§ Problem to work on
Beginning with the first line, set down every line through the one containing "import * as", exactly as it appears, but not the pictures.

··········

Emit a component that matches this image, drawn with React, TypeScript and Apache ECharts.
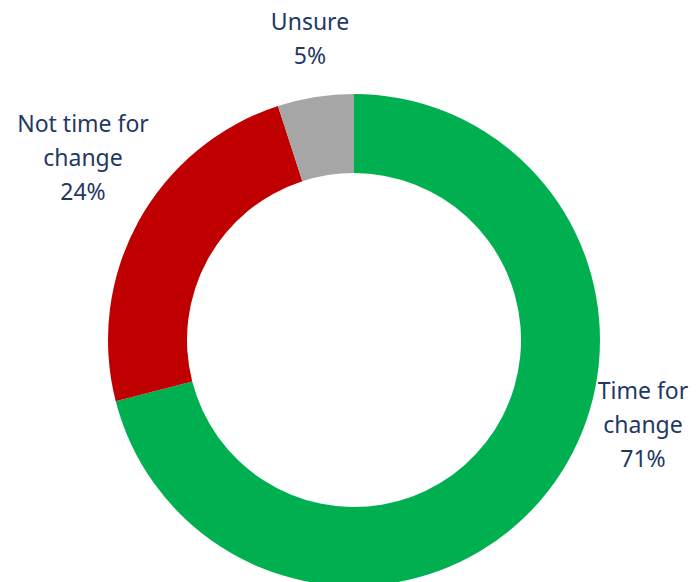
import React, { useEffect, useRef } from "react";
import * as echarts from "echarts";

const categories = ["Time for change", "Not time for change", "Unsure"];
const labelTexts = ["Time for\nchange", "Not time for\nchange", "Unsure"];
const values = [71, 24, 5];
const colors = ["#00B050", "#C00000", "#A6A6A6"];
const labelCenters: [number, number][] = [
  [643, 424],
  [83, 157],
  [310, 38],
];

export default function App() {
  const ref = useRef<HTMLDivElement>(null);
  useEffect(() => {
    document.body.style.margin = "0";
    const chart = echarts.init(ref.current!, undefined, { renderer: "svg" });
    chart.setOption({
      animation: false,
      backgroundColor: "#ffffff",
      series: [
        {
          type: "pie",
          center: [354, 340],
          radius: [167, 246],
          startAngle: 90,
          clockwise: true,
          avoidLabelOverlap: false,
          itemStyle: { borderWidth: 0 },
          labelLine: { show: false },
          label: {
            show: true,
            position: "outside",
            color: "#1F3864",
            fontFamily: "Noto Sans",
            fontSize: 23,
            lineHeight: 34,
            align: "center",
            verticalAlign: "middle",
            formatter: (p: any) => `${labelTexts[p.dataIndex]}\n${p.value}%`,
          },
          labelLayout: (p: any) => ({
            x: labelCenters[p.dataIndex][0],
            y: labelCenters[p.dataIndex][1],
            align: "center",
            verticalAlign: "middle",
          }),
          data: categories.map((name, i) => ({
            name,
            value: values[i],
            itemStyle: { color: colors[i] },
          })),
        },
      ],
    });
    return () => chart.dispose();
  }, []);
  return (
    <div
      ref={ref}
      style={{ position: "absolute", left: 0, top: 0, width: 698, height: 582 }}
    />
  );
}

··········

§ Result
Emit a component that matches this image, drawn with React, TypeScript and Apache ECharts.
import React, { useEffect, useRef } from "react";
import * as echarts from "echarts";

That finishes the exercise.